So the story ends well. I am certain it will get the absolute best chance of survival there. I am so happy that I found this place! What a wonderful thing.

Thank you again for you help in the meantime!

Best


----------



## Marina B (May 5, 2011)

That is great! Thank you for saving him!


----------



## FITANDCHIC (Nov 20, 2020)

tabous2 said:


> Barely open, maybe it is less that 2 weeks, it is just an estimation from my part, the brother is bigger.
> After some hours on the warm bottle and the water/wheetabix solution it is more lively and the noise can now be heard. However, it lays with its head/beak upside down, not sure that is normal, it worries me.
> I wonder if I should take it to an animal shelter, or wait to get the feed tomorrow and see how things go, what do you think ?
> 
> Thanks!


Why WOULD YOU TAKE TO ANIMAL SHELTER???? THATS INSANELY SCARY! SO THEY CAN KILL IT....REAL SHARP OF YOU TO SAY THAT. JUST TAKE CARE OF THE BIRD PLEASE.


----------



## FITANDCHIC (Nov 20, 2020)

FITANDCHIC said:


> Why WOULD YOU TAKE TO ANIMAL SHELTER???? THATS INSANELY SCARY! SO THEY CAN KILL IT....REAL SHARP OF YOU TO SAY THAT. JUST TAKE CARE OF the bird for now.


----------



## Marina B (May 5, 2011)

FITANDCHIC said:


> Why WOULD YOU TAKE TO ANIMAL SHELTER???? THATS INSANELY SCARY! SO THEY CAN KILL IT....REAL SHARP OF YOU TO SAY THAT. JUST TAKE CARE OF THE BIRD PLEASE.
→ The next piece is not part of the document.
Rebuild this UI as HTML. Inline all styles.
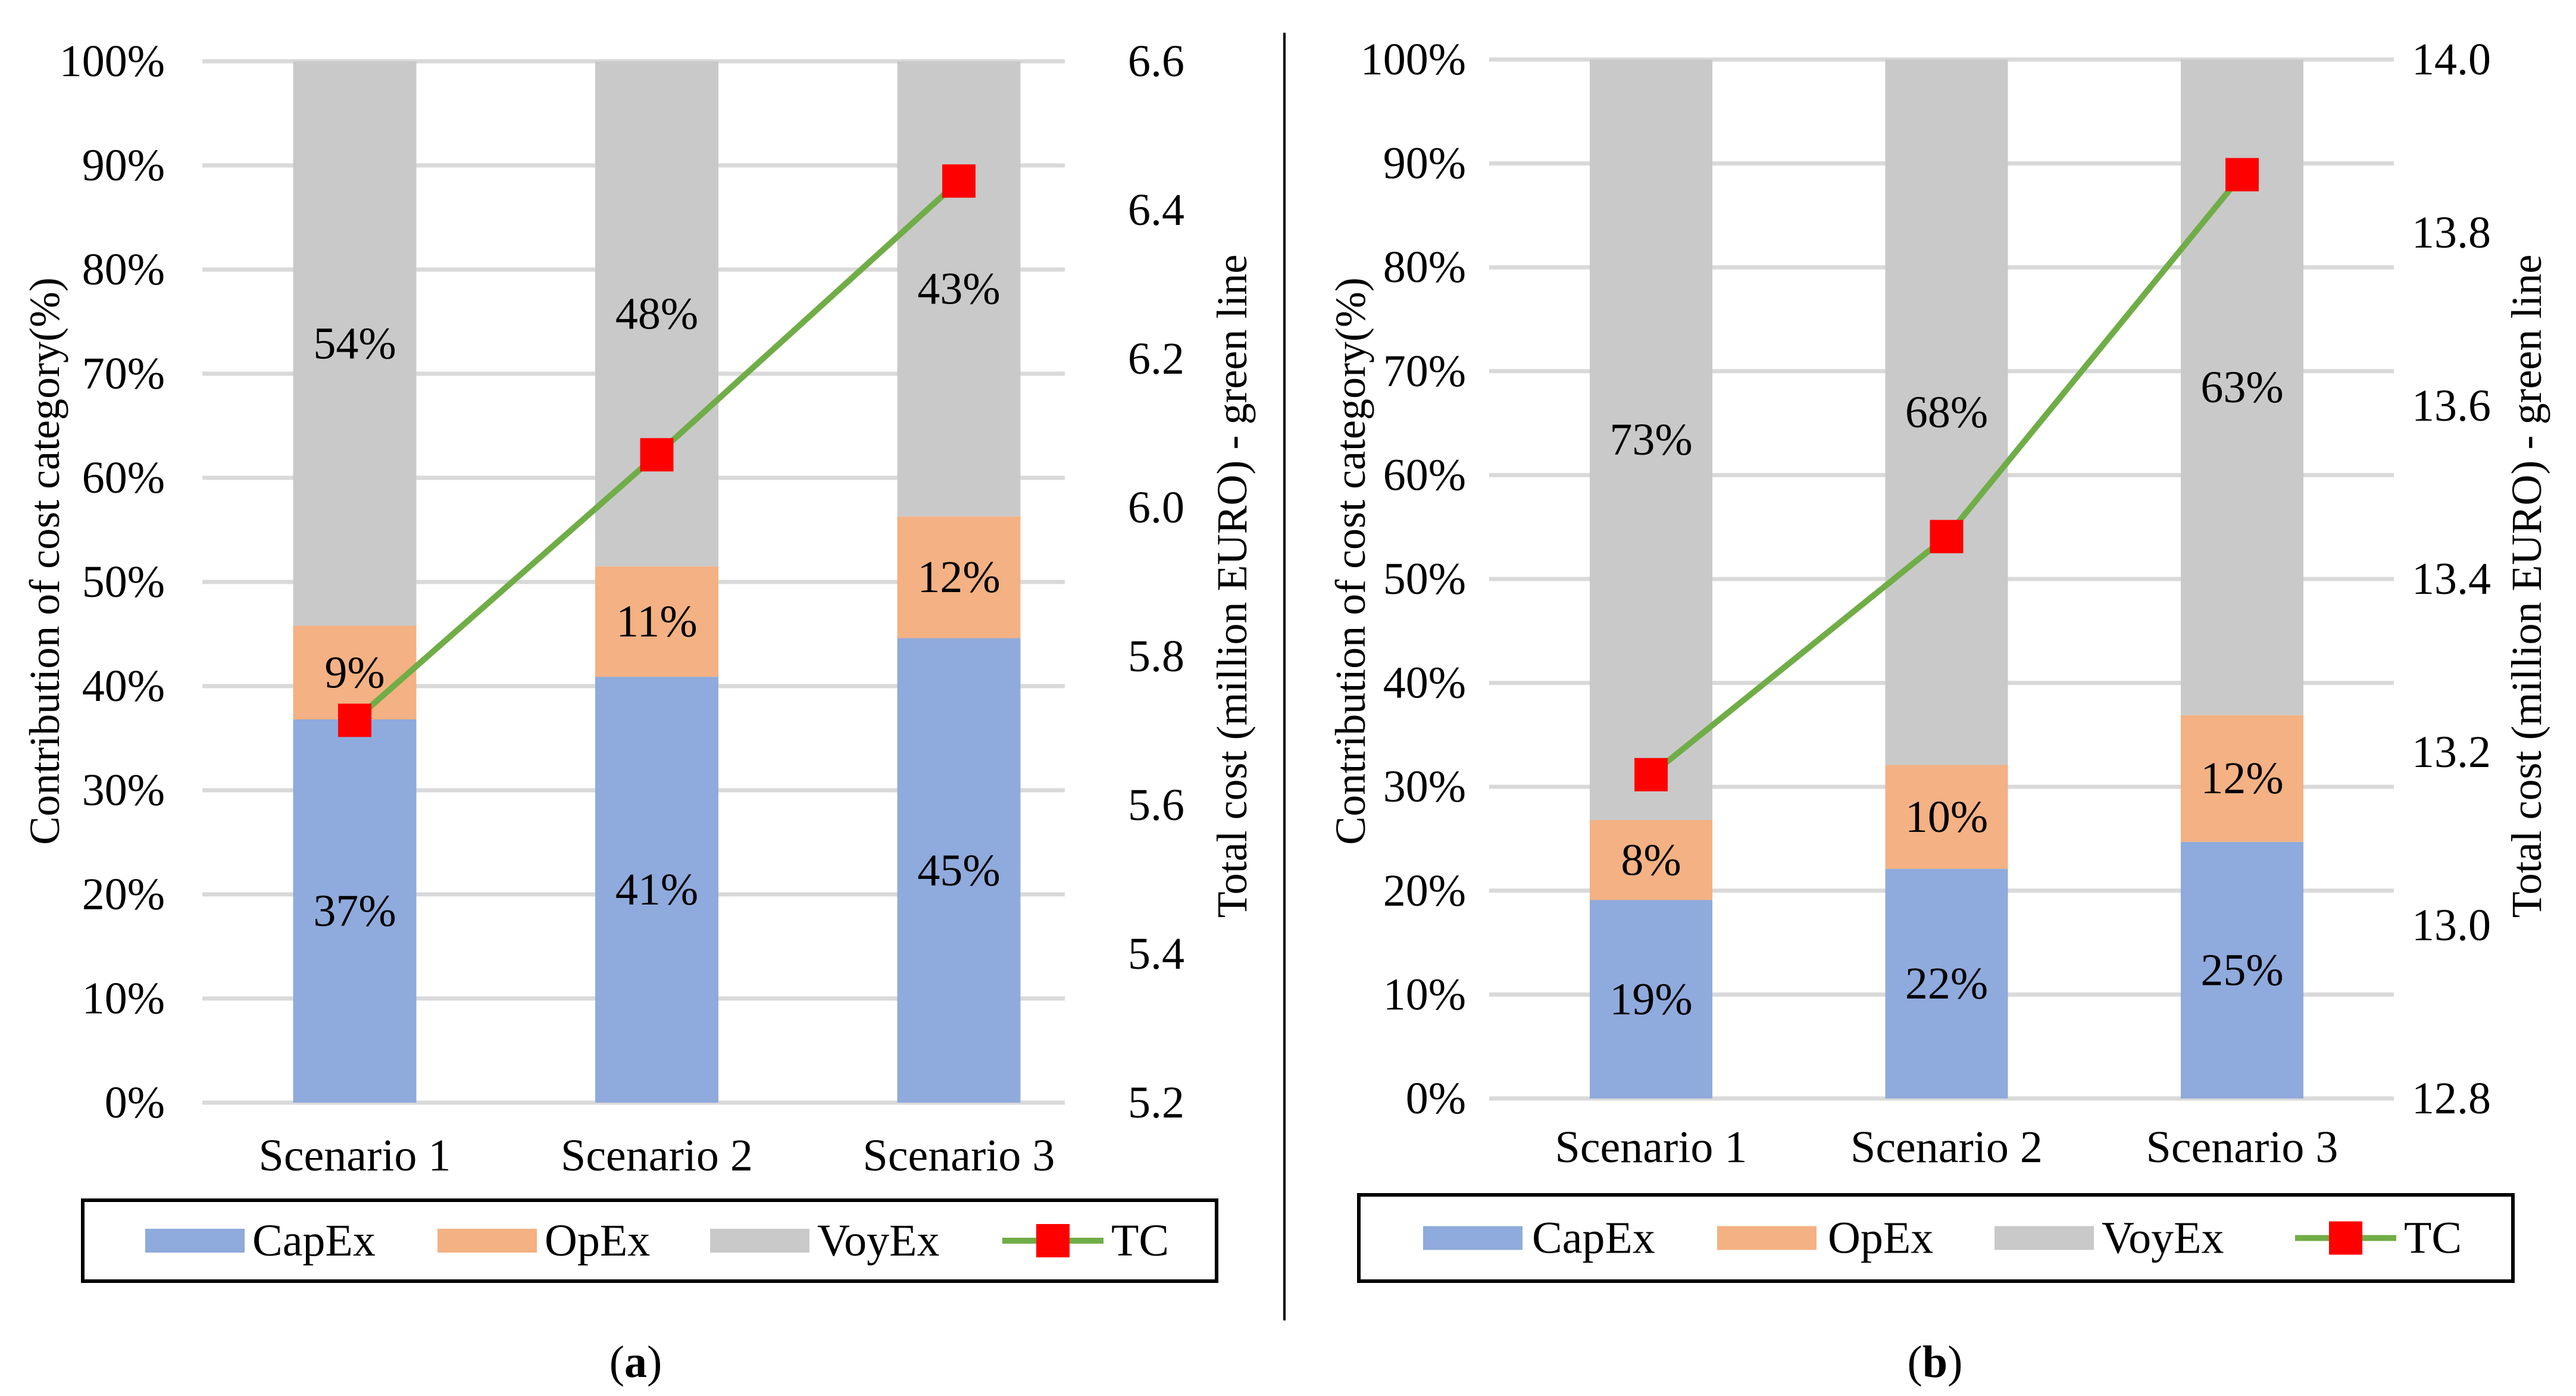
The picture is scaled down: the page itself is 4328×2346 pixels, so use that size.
<!DOCTYPE html>
<html><head><meta charset="utf-8"><style>
html,body{margin:0;padding:0;background:#fff;}
svg{display:block;font-family:"Liberation Serif",serif;}
svg text{font-family:"Liberation Serif",serif;}
</style></head><body>
<svg id="fig" width="4328" height="2346" viewBox="0 0 4328 2346" xmlns="http://www.w3.org/2000/svg" font-family="Liberation Serif, serif">
<line x1="2158" y1="55" x2="2158" y2="2219" stroke="#000" stroke-width="4"/>
</svg>
<script>
const categories = ["Scenario 1","Scenario 2","Scenario 3"];
const capexA = [36.8, 40.9, 44.6];
const opexA = [9.0, 10.6, 11.7];
const capexLabelsA = ["37%","41%","45%"];
const opexLabelsA = ["9%","11%","12%"];
const voyLabelsA = ["54%","48%","43%"];
const tcA = [5.714, 6.071, 6.439];
const rightTicksA = ["5.2","5.4","5.6","5.8","6.0","6.2","6.4","6.6"];
const capexB = [19.1, 22.1, 24.7];
const opexB = [7.7, 10.0, 12.2];
const capexLabelsB = ["19%","22%","25%"];
const opexLabelsB = ["8%","10%","12%"];
const voyLabelsB = ["73%","68%","63%"];
const tcB = [13.174, 13.449, 13.867];
const rightTicksB = ["12.8","13.0","13.2","13.4","13.6","13.8","14.0"];
const leftTicks = ["0%","10%","20%","30%","40%","50%","60%","70%","80%","90%","100%"];

const NS="http://www.w3.org/2000/svg";
const svg=document.getElementById('fig');
const FF='"Liberation Serif", serif';
function mk(tag,attrs,parent,text){const e=document.createElementNS(NS,tag);for(const k in attrs)e.setAttribute(k,attrs[k]);if(tag==='text'){e.setAttribute('font-family',FF);e.style.fontFamily=FF;}if(text!==undefined)e.textContent=text;(parent||svg).appendChild(e);return e;}

function panel(cfg){
  const g=mk('g',{});
  
  
  const y=v=>cfg.y0-(v/100)*(cfg.y0-cfg.y100);
  const rmin=parseFloat(cfg.rticks[0]), rmax=parseFloat(cfg.rticks[cfg.rticks.length-1]);
  const yr=v=>cfg.y0-(v-rmin)/(rmax-rmin)*(cfg.y0-cfg.y100);
  const x=i=>cfg.cx0+i*cfg.step;
  leftTicks.forEach((t,i)=>{
    const v=i*10;
    const gl=mk('line',{x1:cfg.gx0,x2:cfg.gx1,y1:y(v),y2:y(v),stroke:'#D9D9D9','stroke-width':7},g);
    
    
    const tl=mk('text',{x:cfg.lx,y:y(v),'text-anchor':'end','dominant-baseline':'central','font-size':76},g,t);
    
    
  });
  cfg.rticks.forEach(t=>{
    const tr=mk('text',{x:cfg.rx,y:yr(parseFloat(t)),'text-anchor':'start','dominant-baseline':'central','font-size':76},g,t);
    
    
  });
  categories.forEach((c,i)=>{
    const cx=x(i), w=cfg.bw;
    const a=cfg.capex[i], o=cfg.opex[i];
    const b1=mk('rect',{x:cx-w/2,y:y(a),width:w,height:y(0)-y(a),fill:'#8FAADC'},g);
    
    
    const b2=mk('rect',{x:cx-w/2,y:y(a+o),width:w,height:y(a)-y(a+o),fill:'#F4B183'},g);
    
    
    const b3=mk('rect',{x:cx-w/2,y:y(100),width:w,height:y(a+o)-y(100),fill:'#C9C9C9'},g);
    
    
    [[a/2,cfg.capL[i]],[a+o/2,cfg.opL[i]],[(a+o+100)/2,cfg.voyL[i]]].forEach(p=>{
      const dl=mk('text',{x:cx,y:y(p[0]),'text-anchor':'middle','dominant-baseline':'central','font-size':76},g,p[1]);
      
      
    });
    const cl=mk('text',{x:cx,y:cfg.caty,'text-anchor':'middle','dominant-baseline':'central','font-size':76},g,c);
    
    
  });
  const pts=cfg.tc.map((v,i)=>x(i)+','+yr(v)).join(' ');
  const ln=mk('polyline',{points:pts,fill:'none',stroke:'#70AD47','stroke-width':10},g);
  
  
  cfg.tc.forEach((v,i)=>{
    const m=mk('rect',{x:x(i)-28,y:yr(v)-28,width:56,height:56,fill:'#FF0000'},g);
    
    
  });
  const yt=mk('text',{x:cfg.ytx,y:cfg.yty,'text-anchor':'middle','dominant-baseline':'central','font-size':72,transform:`rotate(-90 ${cfg.ytx} ${cfg.yty})`},g,'Contribution of cost category(%)');
  
  
  const rt=mk('text',{x:cfg.rtx,y:cfg.rty,'text-anchor':'middle','dominant-baseline':'central','font-size':72,transform:`rotate(-90 ${cfg.rtx} ${cfg.rty})`},g,'Total cost (million EURO) - green line');
  
  
  const L=cfg.leg;
  const lg=mk('g',{},g);
  
  
  mk('rect',{x:L.x,y:L.y,width:L.w,height:L.h,fill:'none',stroke:'#000','stroke-width':6},lg);
  const cy=L.y+L.h/2;
  [['CapEx','#8FAADC',L.s[0],L.t[0]],['OpEx','#F4B183',L.s[1],L.t[1]],['VoyEx','#C9C9C9',L.s[2],L.t[2]]].forEach(it=>{
    const e=mk('g',{},lg);
    
    
    mk('rect',{x:it[2],y:cy-20,width:167,height:40,fill:it[1]},e);
    mk('text',{x:it[3],y:cy,'dominant-baseline':'central','font-size':76},e,it[0]);
  });
  const e=mk('g',{},lg);
  
  
  mk('line',{x1:L.s[3],x2:L.s[3]+170,y1:cy,y2:cy,stroke:'#70AD47','stroke-width':10},e);
  mk('rect',{x:L.s[3]+85-28,y:cy-28,width:56,height:56,fill:'#FF0000'},e);
  mk('text',{x:L.t[3],y:cy,'dominant-baseline':'central','font-size':76},e,'TC');
  const pl=mk('text',{x:cfg.plx,y:2289,'text-anchor':'middle','dominant-baseline':'central','font-size':76},g);
  
  
  mk('tspan',{},pl,'(');mk('tspan',{'font-weight':'bold'},pl,cfg.letter);mk('tspan',{},pl,')');
}

panel({name:'panel-a',y0:1853,y100:103,gx0:340,gx1:1789,cx0:596,step:507.5,bw:207,lx:277,rx:1895,
  capex:capexA,opex:opexA,capL:capexLabelsA,opL:opexLabelsA,voyL:voyLabelsA,tc:tcA,rticks:rightTicksA,
  caty:1942,ytx:75,yty:943,rtx:2070,rty:985,
  leg:{x:139,y:2017,w:1905,h:136,s:[244,735,1193,1684],t:[424,915,1373,1867]},plx:1068,letter:'a'});
panel({name:'panel-b',y0:1846,y100:100,gx0:2502,gx1:4022,cx0:2774,step:496.5,bw:206,lx:2463,rx:4052,
  capex:capexB,opex:opexB,capL:capexLabelsB,opL:opexLabelsB,voyL:voyLabelsB,tc:tcB,rticks:rightTicksB,
  caty:1928,ytx:2269,yty:943,rtx:4245,rty:985,
  leg:{x:2283,y:2008,w:1939,h:145,s:[2391,2885,3351,3856],t:[2574,3071,3531,4039]},plx:3251,letter:'b'});
</script>
</body></html>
Did you check out the rescue centre? They do care for a lot of pigeons, definitely not the average wildlife centre. The poster did the right thing in taking the baby there.


----------



## Pigeonsonbalcony (Aug 13, 2021)

Hi Tabous2

Your story sounds exactly the same as mine, baby out of nest, whenever I put it back it was, it appeared out again. The baby did perk up when fed and warmed up inside the house. I put food in a small bowl and it seemed to successfully suck it up through its beak. It perked up really well and could hold it's head up and cheep. I kept it overnight in the airing cupboard and then when the mother was feeding the other baby I put it back. That was my mistake...I should've taken it to the rescue centre, I thought it would be best with its mother, but it seemed unable to organise itself to get food from it's mother. Sadly it died. When I guided it's beak into the food it was fine, and became stronger, but then when it was with the mother, it rained for 2 days solid and the mother just sat on the babies for the duration and we did not see either of the babies until day 3, and by the baby was dead. It was terrible, and I felt so bad for putting it back with the mother, I feel sure it would've lived if I'd taken it to the rescue centre.


----------